働きながら年金をもらう場合、年金がカットされることがあります。仕組みを理解し、自分に合った働き方を選びましょう。
厚生年金加入で働くときは年金カットに注意
近年は、60歳以上の定年退職者を、そのまま雇用するように義務づけたこともあり、退職者の多くが65歳まで同じ会社で働ける環境になりました。定年後も、年金を受け取りながら働くという人も多いでしょう。
注意したいのは、給与の額によっては、受け取るはずの「老齢厚生年金」の一部、もしくは全額がカット(減額)されてしまう場合があることです。このような仕組みを「在職老齢年金の制度」といいます。
具体的に、年金カットの対象となるのは、厚生年金に加入して働いている人です。自営業の人や、パートなど厚生年金に加入しないで働く人は、年金がカットされることはありません。減額方法は年齢や、給与の額などによって決まっています。

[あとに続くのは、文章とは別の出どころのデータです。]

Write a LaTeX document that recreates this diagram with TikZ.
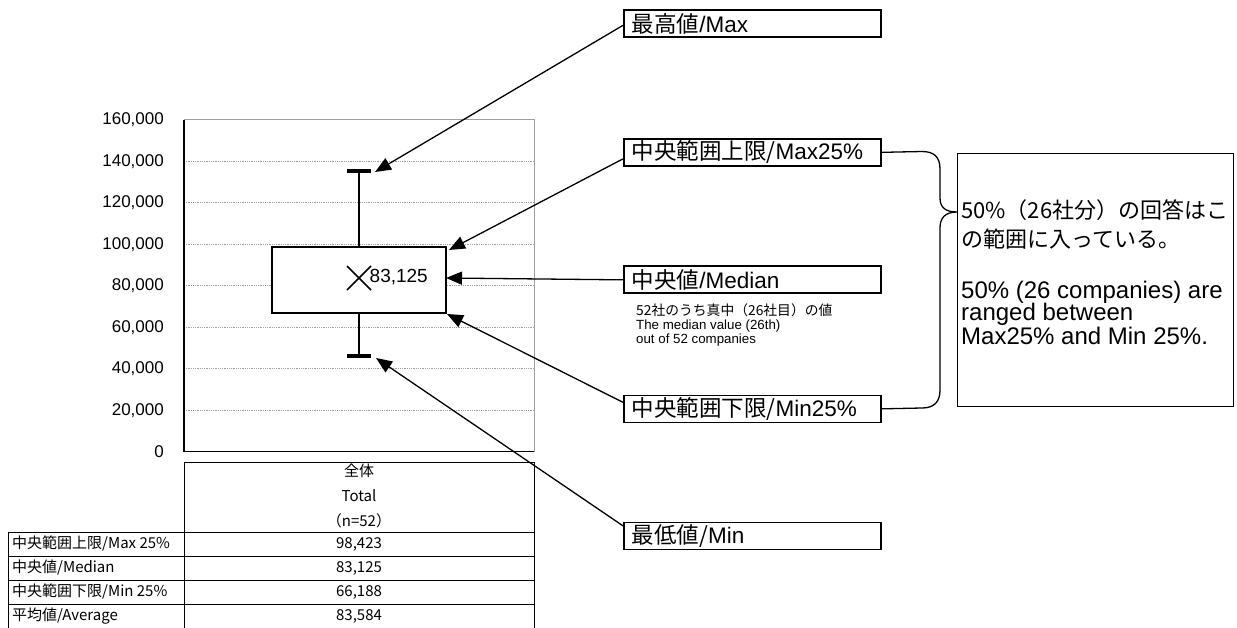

また、カットされるのは、老齢厚生年金部分です。「老齢基礎年金」については、どのような働き方をしても、いくら給与をもらっても、カットされることはありません。
年金「カットの壁」は28万円と47万円
●65歳未満は「28万円」
60~65未満の人は、年金と給与(いずれも月額)の合計が「28万円以下」なら、年金はカットされません。年金が「28万円以下」で、給与が「47万円以下」なら、2つの合計の「28万円を超えた部分」の半分が支給カットとなります。たとえば、年金が10万円、給与が20万円、合わせて30万円の人は、「30万円-28万円」の半分の額が支給カットされます。このケースのカット額は1万円です。 ここでいう給与の額には、ボーナスの額も反映されます。つまり、給与は毎月の給与(標準報酬月額)の年間合計と1年間のボーナス(標準賞与額)を足して、12で割った額です。たとえば、毎月給与20万円に、ボーナスを年間36万円もらっていれば、240万円+36万円÷12=23万円が計算上の給与額です。
なお、あまり多くないケースでしょうが、給与が47万円を超える人は、減額される額はさらに大きくなります。
●65歳以上は「47万円」
65歳以上70歳未満の人は、年金と給与(いずれも月額)の合計が「47万円以下」なら、年金はカットされません。年金と給与の合計が47万円を超える場合は、超えた部分の半分が支給カットとなります。
年金は減額されても厚生年金のメリットは大
「年金がカットされるのは本意でない」という人もいるでしょう。年金受給開始後は、パートや自営業など、厚生年金に加入しないで働く方法を選ぶのも1つです。
しかし、厚生年金に加入して働くことで、メリットもあります。定年後も引き続き厚生年金に加入し続けるので、後の年金額は、最初の定年時に決まっていた年金額よりも多くなります。つまり、生涯にわたって、増額した年金を、受け取り続けることができるのです。
また、60歳未満の妻がいる場合、サラリーマンの妻のままでいられるため、国民年金保険料を支払う必要はありません。会社の健康保険にも加入できるので、国民健康保険に切り替えずに済みます。会社が保険料を半分負担してくれるため、多くの場合、保険料の負担は小さくて済むでしょう。また、健康保険組合によっては、プラスの傷病手当金や人間ドックの費用の援助なども受けられます。
目先の年金が減ることばかりにとらわれず、メリット全般を見渡し、働き方を決めましょう。
知っておこう「厚生年金の加入対象の拡大」
平成28年10月からは、厚生年金への加入ルールが変わり、より多くの人が加入できる方向に拡大されます。年金をカットされないよう、パートや派遣で働いている人や、働こうと考えている人は注目しておきましょう。
つぎのような条件を全て満たすとき、厚生年金への加入が義務となります。
【勤務時間】週20時間以上
【月額賃金】8.8万円(年収106万円)以上
【雇用期間】1年以上
【従業員】501人以上の企業に勤務 わざわざパートや派遣で働くことを選んだのに、結局、厚生年金に加入するはめになったというケースも出てきそうです。あらかじめ、勤務先に厚生年金に加入しないままの勤務が可能か相談し、勤務時間や日数を決めることが必要です。
とはいえ、年金をカットされたくないからと、働く時間を減らせば、家計収入は減ってしまいます。パートでも、厚生年金に加入することで、得られるメリットも大きいはずです。健康なら、これを機会に働く時間を増やすことも検討したいところです。